Gather from the material every line that contains the string "with".

* START RECORDED INFORMATION *

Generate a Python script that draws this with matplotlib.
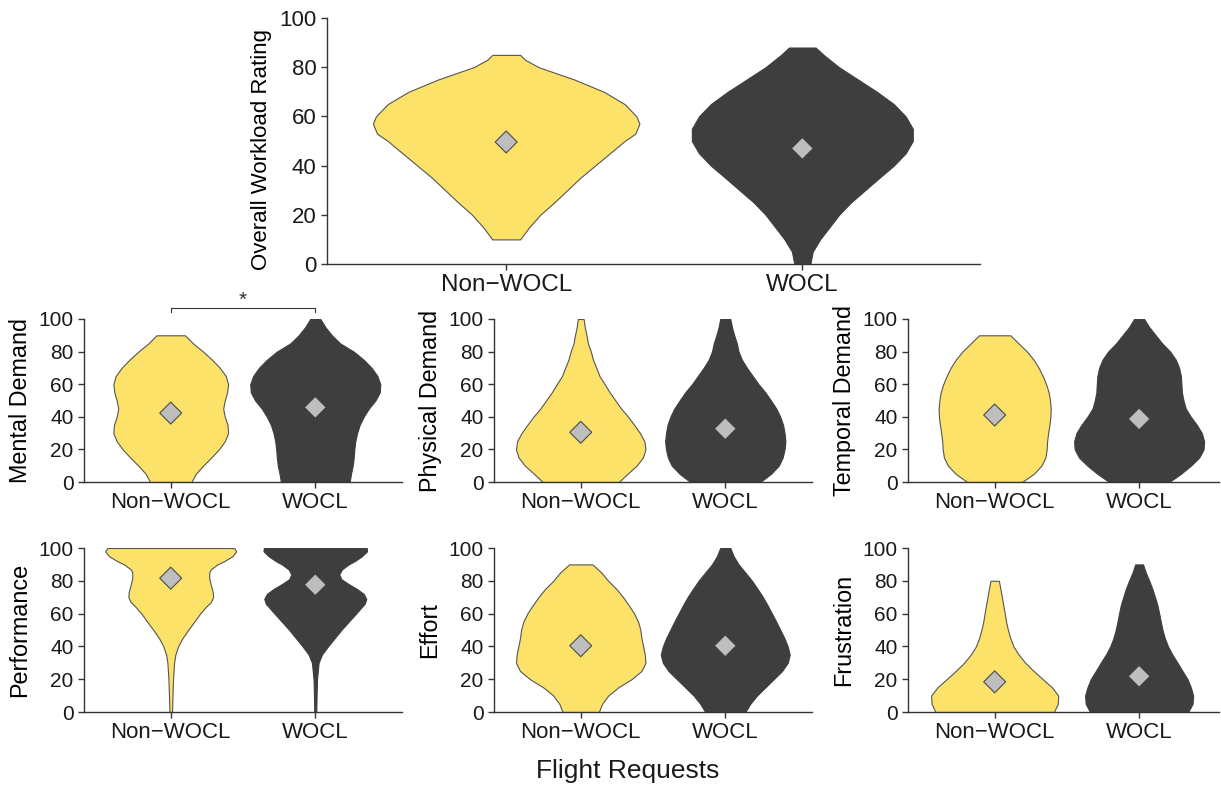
import matplotlib.pyplot as plt
import numpy as np

plt.rcParams['font.family'] = ['Liberation Sans', 'DejaVu Sans']

groups = ["Non\u2212WOCL", "WOCL"]

# violin outlines: score levels and half widths (in category units)
overall_non_y = [10, 15, 20, 25, 30, 35, 40, 45, 50, 53, 57, 60, 65, 70, 75, 80, 83, 85]
overall_non_w = [0.047, 0.078, 0.115, 0.162, 0.206, 0.25, 0.30, 0.35, 0.40, 0.436, 0.45,
                 0.44, 0.40, 0.33, 0.23, 0.11, 0.064, 0.047]
overall_wocl_y = [0, 5, 10, 15, 20, 25, 30, 35, 40, 45, 50, 55, 60, 65, 70, 75, 80, 85, 88]
overall_wocl_w = [0.027, 0.035, 0.06, 0.092, 0.124, 0.164, 0.212, 0.26, 0.309, 0.349, 0.373,
                  0.373, 0.349, 0.309, 0.252, 0.188, 0.124, 0.072, 0.045]

mental_non_y = list(range(0, 91, 5))
mental_non_w = [0.143, 0.173, 0.224, 0.28, 0.333, 0.374, 0.397, 0.393, 0.374, 0.363, 0.374,
                0.39, 0.397, 0.381, 0.34, 0.286, 0.224, 0.155, 0.099]
mental_wocl_y = list(range(0, 101, 5))
mental_wocl_w = [0.238, 0.247, 0.259, 0.266, 0.27, 0.277, 0.289, 0.307, 0.335, 0.37, 0.416,
                 0.446, 0.45, 0.43, 0.39, 0.335, 0.266, 0.173, 0.115, 0.07, 0.035]

physical_non_y = list(range(0, 101, 5))
physical_non_w = [0.263, 0.323, 0.386, 0.43, 0.448, 0.44, 0.41, 0.37, 0.328, 0.28, 0.24,
                  0.2, 0.166, 0.13, 0.108, 0.085, 0.07, 0.05, 0.04, 0.028, 0.02]
physical_wocl_y = list(range(0, 101, 5))
physical_wocl_w = [0.242, 0.316, 0.37, 0.397, 0.41, 0.416, 0.41, 0.4, 0.38, 0.353, 0.316,
                   0.277, 0.23, 0.19, 0.15, 0.115, 0.092, 0.08, 0.062, 0.046, 0.035]

temporal_non_y = list(range(0, 91, 5))
temporal_non_w = [0.19, 0.27, 0.323, 0.351, 0.36, 0.363, 0.37, 0.379, 0.386, 0.388, 0.383,
                  0.374, 0.356, 0.333, 0.305, 0.27, 0.224, 0.166, 0.109]
temporal_wocl_y = list(range(0, 101, 5))
temporal_wocl_w = [0.208, 0.289, 0.358, 0.416, 0.446, 0.45, 0.434, 0.4, 0.358, 0.323, 0.307,
                   0.296, 0.293, 0.289, 0.277, 0.254, 0.215, 0.16, 0.115, 0.07, 0.035]

perf_non_y = [0, 10, 20, 30, 35, 40, 45, 50, 55, 60, 64, 67, 70, 73, 76, 79, 82, 85, 87, 90,
              92, 95, 98, 100]
perf_non_w = [0.009, 0.012, 0.016, 0.023, 0.032, 0.051, 0.081, 0.12, 0.162, 0.203, 0.242,
              0.277, 0.293, 0.291, 0.282, 0.273, 0.266, 0.266, 0.277, 0.323, 0.37, 0.427,
              0.453, 0.439]
perf_wocl_y = [0, 10, 20, 30, 35, 40, 45, 50, 55, 60, 63, 66, 69, 72, 75, 78, 81, 84, 87, 90,
               92, 95, 98, 100]
perf_wocl_w = [0.007, 0.009, 0.012, 0.023, 0.046, 0.088, 0.134, 0.18, 0.231, 0.282, 0.312,
               0.342, 0.353, 0.335, 0.289, 0.231, 0.18, 0.166, 0.185, 0.231, 0.273, 0.323,
               0.358, 0.356]

effort_non_y = list(range(0, 91, 5))
effort_non_w = [0.125, 0.148, 0.19, 0.259, 0.351, 0.42, 0.448, 0.443, 0.432, 0.42, 0.413,
                0.397, 0.37, 0.333, 0.293, 0.247, 0.19, 0.143, 0.081]
effort_wocl_y = list(range(0, 101, 5))
effort_wocl_w = [0.139, 0.173, 0.219, 0.277, 0.335, 0.393, 0.432, 0.446, 0.432, 0.409, 0.381,
                 0.353, 0.323, 0.293, 0.261, 0.224, 0.185, 0.139, 0.092, 0.058, 0.035]

frust_non_y = list(range(0, 81, 5))
frust_non_w = [0.41, 0.437, 0.44, 0.397, 0.333, 0.27, 0.212, 0.166, 0.13, 0.108, 0.092,
               0.079, 0.07, 0.06, 0.05, 0.04, 0.029]
frust_wocl_y = list(range(0, 91, 5))
frust_wocl_w = [0.34, 0.37, 0.374, 0.358, 0.335, 0.3, 0.266, 0.23, 0.2, 0.178, 0.162, 0.15,
                0.139, 0.127, 0.11, 0.092, 0.07, 0.046, 0.027]

# group means (diamonds)
overall_means = [49.6, 47.0]
mental_means = [42.3, 45.8]
physical_means = [30.5, 32.7]
temporal_means = [41.1, 38.7]
perf_means = [81.6, 77.6]
effort_means = [40.4, 40.4]
frust_means = [18.4, 21.8]

YELLOW = '#FDE26A'
DARK = '#3E3E3E'
DIAMOND = '#BEBEBE'
W, H = 1221, 787


def box(l, r, t, b):
    return [l / W, 1 - b / H, (r - l) / W, (b - t) / H]


def draw_panel(fig, rect, xlim, profiles, means, ylabel, xsize=16, ysize=15, lsize=16.8):
    ax = fig.add_axes(rect)
    stats = []
    for (ys, ws), m in zip(profiles, means):
        stats.append({'coords': np.array(ys, float), 'vals': np.array(ws, float),
                      'mean': m, 'median': m, 'min': ys[0], 'max': ys[-1]})
    widths = [2 * max(ws) for ys, ws in profiles]
    parts = ax.violin(stats, positions=[0, 1], widths=widths,
                      showmeans=False, showextrema=False, showmedians=False)
    for body, face, edge in zip(parts['bodies'], [YELLOW, DARK], ['#555555', DARK]):
        body.set_facecolor(face)
        body.set_edgecolor(edge)
        body.set_linewidth(0.8)
        body.set_alpha(1)
        body.set_joinstyle('round')
    ax.scatter([0, 1], means, marker='D', s=125, c=DIAMOND,
               edgecolors=['#4a4a4a', DARK], linewidths=0.8, zorder=3)

    ax.set_xlim(*xlim)
    ax.set_ylim(0, 100)
    ax.set_yticks(range(0, 101, 20))
    ax.set_xticks([0, 1], groups)
    ax.set_ylabel(ylabel, fontsize=lsize, labelpad=5)
    for side in ['top', 'right']:
        ax.spines[side].set_visible(False)
    for side in ['left', 'bottom']:
        ax.spines[side].set_linewidth(1.0)
        ax.spines[side].set_color('#333333')
    ax.tick_params(length=4, width=1, color='#333333', labelcolor='#1a1a1a')
    ax.tick_params(axis='x', labelsize=xsize)
    ax.tick_params(axis='y', labelsize=ysize)
    return ax


fig = plt.figure(figsize=(12.21, 7.87), dpi=100)

ax_top = draw_panel(fig, box(327, 980, 18, 264), (-0.605, 1.6),
                    [(overall_non_y, overall_non_w), (overall_wocl_y, overall_wocl_w)],
                    overall_means, 'Overall Workload Rating', xsize=17.5, ysize=16, lsize=16)
ax_top.yaxis.set_label_coords(-0.084, 0.467)

cols = [(84, 402, (-0.6, 1.6)), (494, 812, (-0.6, 1.6)), (908, 1219, (-0.6, 1.553))]
rows = [(319, 482), (548, 712)]

panels = [
    ([(mental_non_y, mental_non_w), (mental_wocl_y, mental_wocl_w)], mental_means, 'Mental Demand'),
    ([(physical_non_y, physical_non_w), (physical_wocl_y, physical_wocl_w)], physical_means, 'Physical Demand'),
    ([(temporal_non_y, temporal_non_w), (temporal_wocl_y, temporal_wocl_w)], temporal_means, 'Temporal Demand'),
    ([(perf_non_y, perf_non_w), (perf_wocl_y, perf_wocl_w)], perf_means, 'Performance'),
    ([(effort_non_y, effort_non_w), (effort_wocl_y, effort_wocl_w)], effort_means, 'Effort'),
    ([(frust_non_y, frust_non_w), (frust_wocl_y, frust_wocl_w)], frust_means, 'Frustration'),
]

axes = []
for i, (profiles, means, label) in enumerate(panels):
    t, b = rows[i // 3]
    l, r, xl = cols[i % 3]
    axes.append(draw_panel(fig, box(l, r, t, b), xl, profiles, means, label))

# significance bracket on Mental Demand
ax_m = axes[0]
ax_m.plot([0, 0, 1, 1], [104.5, 106.7, 106.7, 104.5], color='#333333', lw=0.8, clip_on=False)
ax_m.text(0.5, 105.5, '*', ha='center', va='bottom', fontsize=15, color='#333333')

fig.text(628 / W, 1 - 771 / H, 'Flight Requests', ha='center', va='center', fontsize=19,
         color='#1a1a1a')

fig.savefig('out.png', dpi=100)
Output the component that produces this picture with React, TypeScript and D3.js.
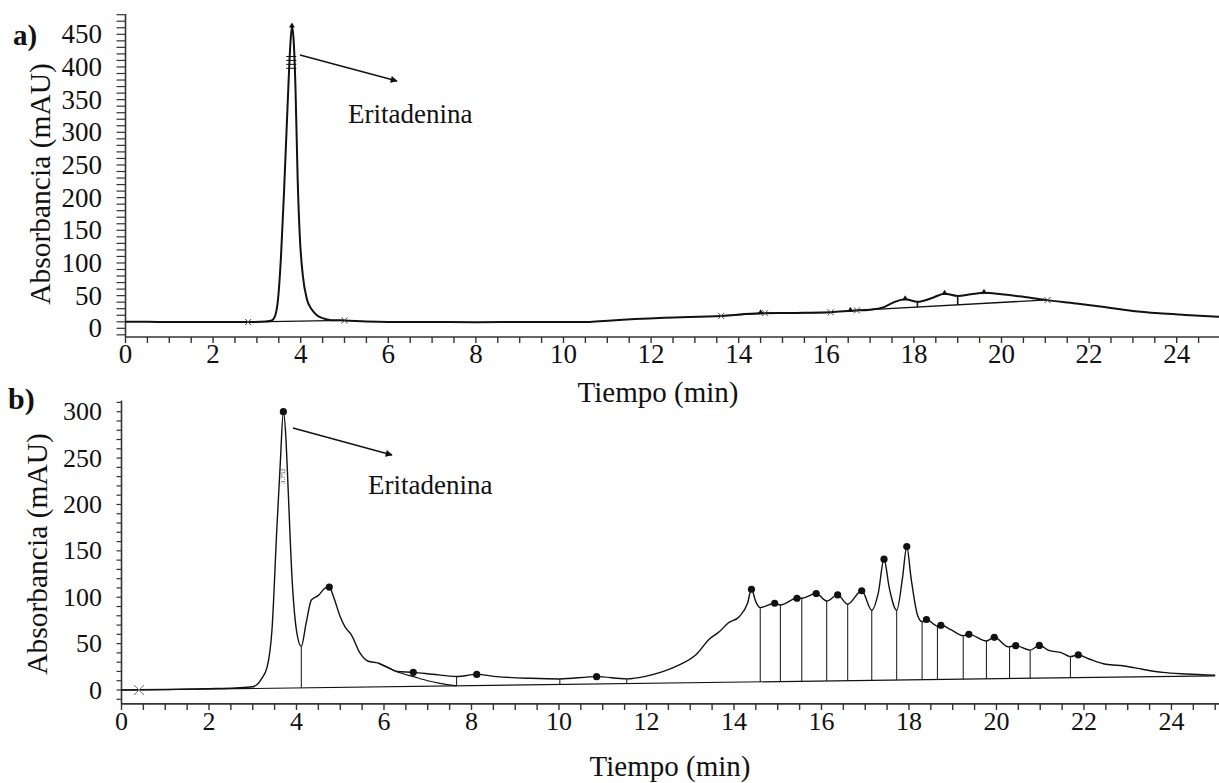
import React from "react";
import * as d3 from "d3";

const FONT = "'Liberation Serif', 'Times New Roman', Times, serif";

// ---------- a) chromatogram ----------
const tiempoA = [0, 0.5, 1, 2, 2.8, 3.2, 3.34, 3.42, 3.48, 3.55, 3.62, 3.7, 3.76, 3.8, 3.84, 3.88, 3.93, 3.98, 4.05, 4.14, 4.25, 4.37, 4.5, 4.7, 5.0, 5.5, 6, 7, 8, 9, 10, 10.6, 11.1, 12.3, 13.6, 14.5, 15.3, 16.1, 16.6, 17.0, 17.3, 17.55, 17.8, 18.08, 18.4, 18.7, 19.0, 19.3, 19.6, 20.0, 20.4, 21.0, 21.7, 22.3, 23.0, 23.6, 24.2, 25];
const absA = [10, 10, 9.6, 9.5, 9.6, 10.5, 12, 20, 43, 110, 210, 340, 430, 462, 440, 370, 230, 140, 80, 45, 29, 20, 15.5, 12.5, 12, 10.5, 9.8, 9.6, 9.3, 9.6, 9.8, 9.8, 12, 16, 19, 23, 23.5, 24.5, 27, 28.5, 32, 40, 44.5, 40.5, 46, 53, 49.5, 52, 54.3, 52, 49, 43.5, 38, 33, 26.5, 23, 20.5, 17.4];
// integration baselines (start, end)
const lineasBaseA = [
  { t1: 2.8, v1: 9.6, t2: 5.0, v2: 12.2 },
  { t1: 13.6, v1: 19, t2: 14.55, v2: 23 },
  { t1: 14.6, v1: 23, t2: 16.1, v2: 24.5 },
  { t1: 16.45, v1: 26.5, t2: 16.7, v2: 27.3 },
  { t1: 16.7, v1: 27.3, t2: 21.05, v2: 43.5 },
];
const extremosA = [2.8, 5.0, 13.6, 14.6, 16.1, 16.7, 21.05];
const apicesA = [3.8, 14.5, 16.55, 17.8, 18.7, 19.6];
const cortesA = [18.08, 19.0];
const ticksYA = [0, 50, 100, 150, 200, 250, 300, 350, 400, 450];

// ---------- b) chromatogram ----------
const tiempoB = [0, 1, 2, 2.6, 3.0, 3.1, 3.2, 3.33, 3.44, 3.55, 3.63, 3.7, 3.76, 3.8, 3.9, 4.01, 4.11, 4.22, 4.34, 4.5, 4.66, 4.75, 4.85, 5.0, 5.11, 5.26, 5.45, 5.64, 5.87, 6.06, 6.29, 6.67, 7.1, 7.66, 8.12, 8.58, 9.34, 10.02, 10.86, 11.55, 12.0, 12.37, 12.75, 13.13, 13.44, 13.67, 13.86, 14.12, 14.31, 14.4, 14.5, 14.6, 14.93, 15.06, 15.44, 15.55, 15.88, 16.12, 16.37, 16.6, 16.92, 17.15, 17.3, 17.43, 17.55, 17.72, 17.85, 17.95, 18.05, 18.2, 18.3, 18.4, 18.65, 18.73, 18.97, 19.24, 19.37, 19.77, 19.95, 20.27, 20.44, 20.77, 20.98, 21.21, 21.48, 21.69, 21.87, 22.12, 22.5, 22.92, 23.34, 23.8, 24.33, 25];
const absB = [0, 0.6, 1.4, 2.2, 3.5, 6, 12, 25, 65, 173, 245, 300, 270, 227, 119, 61, 47, 72, 97, 102, 110, 111, 100, 79, 68, 59, 40, 31, 29, 25, 20, 19, 17, 14.5, 16.8, 14.4, 12.6, 11.9, 14.4, 12, 15, 19.8, 27, 38, 55, 63, 72, 79, 93.5, 108.6, 95, 88.8, 93.5, 91.7, 98.9, 98.9, 104, 96, 102.5, 92.5, 107, 86, 105, 141, 110, 86, 120, 154.6, 120, 80, 73.7, 76, 69, 69.8, 64.7, 58.6, 60, 52.9, 56.8, 46.5, 47.8, 43, 48, 42.4, 40.3, 36, 37.8, 33.4, 27.7, 25.9, 22.3, 19, 17.3, 16];
// tangent skim under the tail of the second peak
const tiempoColaB = [5.87, 6.1, 6.4, 6.67, 7.0, 7.28, 7.66];
const absColaB = [29, 24, 18, 14.4, 10, 7.2, 4.5];
const lineaBaseB = { t1: 0.4, v1: 0, t2: 25, v2: 15.3 };
const cortesB = [4.11, 7.66, 10.02, 11.55, 14.6, 15.06, 15.55, 16.12, 16.6, 17.15, 17.72, 18.3, 18.65, 19.24, 19.77, 20.3, 20.77, 21.69];
const apicesB = [3.7, 4.75, 6.67, 8.12, 10.86, 14.4, 14.93, 15.44, 15.88, 16.37, 16.92, 17.43, 17.95, 18.4, 18.73, 19.37, 19.95, 20.44, 20.98, 21.87];
const ticksYB = [0, 50, 100, 150, 200, 250, 300];

const ticksX = [0, 2, 4, 6, 8, 10, 12, 14, 16, 18, 20, 22, 24];

const interp = (ts: number[], vs: number[], t: number) => {
  const i = Math.max(1, Math.min(ts.length - 1, d3.bisectLeft(ts, t)));
  const k = (t - ts[i - 1]) / (ts[i] - ts[i - 1]);
  return vs[i - 1] + k * (vs[i] - vs[i - 1]);
};
const onLine = (l: { t1: number; v1: number; t2: number; v2: number }, t: number) =>
  l.v1 + ((t - l.t1) / (l.t2 - l.t1)) * (l.v2 - l.v1);

function Axes({ x, y, yLo, yHi, yMinorStep, yLabels, tickLen, fs, xEnd }: any) {
  const x0 = x(0);
  const yb = y(yLo);
  const minorY = d3.range(Math.ceil(yLo / yMinorStep) * yMinorStep, yHi + 0.01, yMinorStep);
  const minorX = d3.range(0, 25.01, 0.5).filter((t) => x(t) <= xEnd);
  return (
    <g stroke="#333" fill="none">
      <line x1={x0} x2={x0} y1={y(yHi)} y2={yb} strokeWidth={1.6} />
      <line x1={x0} x2={xEnd} y1={yb} y2={yb} strokeWidth={1.6} />
      {minorY.map((v) => (
        <line key={"y" + v} x1={x0 - tickLen} x2={x0} y1={y(v)} y2={y(v)} strokeWidth={1.2} />
      ))}
      {minorX.map((t) => (
        <line key={"x" + t} x1={x(t)} x2={x(t)} y1={yb} y2={yb + 6} strokeWidth={1.4} />
      ))}
      <g stroke="none" fill="#111" fontFamily={FONT} fontSize={fs}>
        {yLabels.map((v: number) => (
          <text key={v} x={102} y={y(v)} textAnchor="end" dominantBaseline="central">{v}</text>
        ))}
        {ticksX.map((t) => (
          <text key={t} x={x(t)} y={yb + 26} textAnchor="middle">{t}</text>
        ))}
      </g>
    </g>
  );
}

const cross = (cx: number, cy: number, s: number) =>
  `M${cx - s},${cy - s}L${cx + s},${cy + s}M${cx - s},${cy + s}L${cx + s},${cy - s}`;

export default function App() {
  const xA = d3.scaleLinear().domain([0, 25]).range([125.5, 1220.5]);
  const yA = d3.scaleLinear().domain([0, 450]).range([328.3, 34.3]);
  const xB = d3.scaleLinear().domain([0, 25]).range([121.5, 1215.2]);
  const yB = d3.scaleLinear().domain([0, 300]).range([690, 411.7]);

  const lineA = d3.line<number>().x((t) => xA(t)).y((t, i) => yA(absA[i])).curve(d3.curveMonotoneX);
  const lineB = d3.line<number>().x((t) => xB(t)).y((t, i) => yB(absB[i])).curve(d3.curveMonotoneX);
  const colaB = d3.line<number>().x((t) => xB(t)).y((t, i) => yB(absColaB[i])).curve(d3.curveMonotoneX);
  const largaA = lineasBaseA[4];

  return (
    <svg width={1219} height={783} style={{ position: "absolute", left: 0, top: 0, background: "#fff" }}>
      <defs>
        <marker id="flecha" viewBox="0 0 10 10" refX="9" refY="5" markerWidth="9" markerHeight="7" orient="auto" markerUnits="userSpaceOnUse">
          <path d="M0,0L10,5L0,10z" fill="#111" />
        </marker>
      </defs>

      {/* ---------- a) ---------- */}
      <Axes x={xA} y={yA} yLo={-13.3} yHi={481} yMinorStep={10} yLabels={ticksYA} tickLen={9} fs={27} xEnd={1219} />
      <text x={13} y={45} fontFamily={FONT} fontWeight="bold" fontSize={29} fill="#111">a)</text>
      <text transform="translate(50,184) rotate(-90)" textAnchor="middle" fontFamily={FONT} fontSize={29.5} fill="#111">Absorbancia (mAU)</text>
      <text x={658} y={402} textAnchor="middle" fontFamily={FONT} fontSize={29} fill="#111">Tiempo (min)</text>

      <g fill="none" stroke="#111">
        {lineasBaseA.map((l, i) => (
          <line key={i} x1={xA(l.t1)} y1={yA(l.v1)} x2={xA(l.t2)} y2={yA(l.v2)} strokeWidth={1.3} />
        ))}
        {cortesA.map((t) => (
          <line key={t} x1={xA(t)} x2={xA(t)} y1={yA(interp(tiempoA, absA, t))} y2={yA(onLine(largaA, t))} strokeWidth={1.6} />
        ))}
        {[398, 404, 410, 416].map((v) => (
          <line key={v} x1={xA(3.67)} x2={xA(3.9)} y1={yA(v)} y2={yA(v)} strokeWidth={1} />
        ))}
        <path d={lineA(tiempoA) || ""} strokeWidth={2} />
        {extremosA.map((t) => {
          const v = interp(tiempoA, absA, t);
          return <path key={t} d={cross(xA(t), yA(v), 3)} strokeWidth={1} stroke="#444" />;
        })}
      </g>
      {apicesA.map((t) => {
        const px = xA(t);
        const py = yA(interp(tiempoA, absA, t)) - 1;
        return <path key={t} d={`M${px},${py - 3}L${px + 3},${py + 2}L${px - 3},${py + 2}Z`} fill="#111" />;
      })}
      <line x1={300} y1={55} x2={397} y2={81} stroke="#111" strokeWidth={1.3} markerEnd="url(#flecha)" />
      <text x={348} y={122.7} fontFamily={FONT} fontSize={27} fill="#111">Eritadenina</text>

      {/* ---------- b) ---------- */}
      <Axes x={xB} y={yB} yLo={-15} yHi={312} yMinorStep={10} yLabels={ticksYB} tickLen={5} fs={26} xEnd={1219} />
      <text x={8} y={409} fontFamily={FONT} fontWeight="bold" fontSize={30} fill="#111">b)</text>
      <text transform="translate(47,554) rotate(-90)" textAnchor="middle" fontFamily={FONT} fontSize={29.5} fill="#111">Absorbancia (mAU)</text>
      <text x={670} y={776} textAnchor="middle" fontFamily={FONT} fontSize={29} fill="#111">Tiempo (min)</text>

      <g fill="none" stroke="#111">
        <line x1={xB(lineaBaseB.t1)} y1={yB(lineaBaseB.v1)} x2={xB(lineaBaseB.t2)} y2={yB(lineaBaseB.v2)} strokeWidth={1.2} />
        <line x1={xB(0)} y1={yB(0)} x2={xB(lineaBaseB.t1)} y2={yB(0)} strokeWidth={1.2} />
        {cortesB.map((t) => (
          <line key={t} x1={xB(t)} x2={xB(t)} y1={yB(interp(tiempoB, absB, t))} y2={yB(onLine(lineaBaseB, t))} strokeWidth={1} />
        ))}
        <path d={colaB(tiempoColaB) || ""} strokeWidth={1.2} />
        <path d={lineB(tiempoB) || ""} strokeWidth={1.4} />
        <path d={cross(xB(lineaBaseB.t1), yB(lineaBaseB.v1), 5)} strokeWidth={1} stroke="#777" />
      </g>
      {apicesB.map((t) => (
        <circle key={t} cx={xB(t)} cy={yB(interp(tiempoB, absB, t))} r={3.6} fill="#111" />
      ))}
      <text transform={`translate(${xB(3.7) + 2},${yB(222)}) rotate(-90)`} fontFamily={FONT} fontSize={7} fill="#444">3.752</text>
      <line x1={293} y1={428} x2={392} y2={455} stroke="#111" strokeWidth={1.3} markerEnd="url(#flecha)" />
      <text x={368} y={494} fontFamily={FONT} fontSize={27} fill="#111">Eritadenina</text>
    </svg>
  );
}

* END RECORDED INFORMATION *

▶ [REPLY TO THE TASK]
Generate a Python script that draws this with matplotlib.
Output the component that produces this picture with React, TypeScript and D3.js.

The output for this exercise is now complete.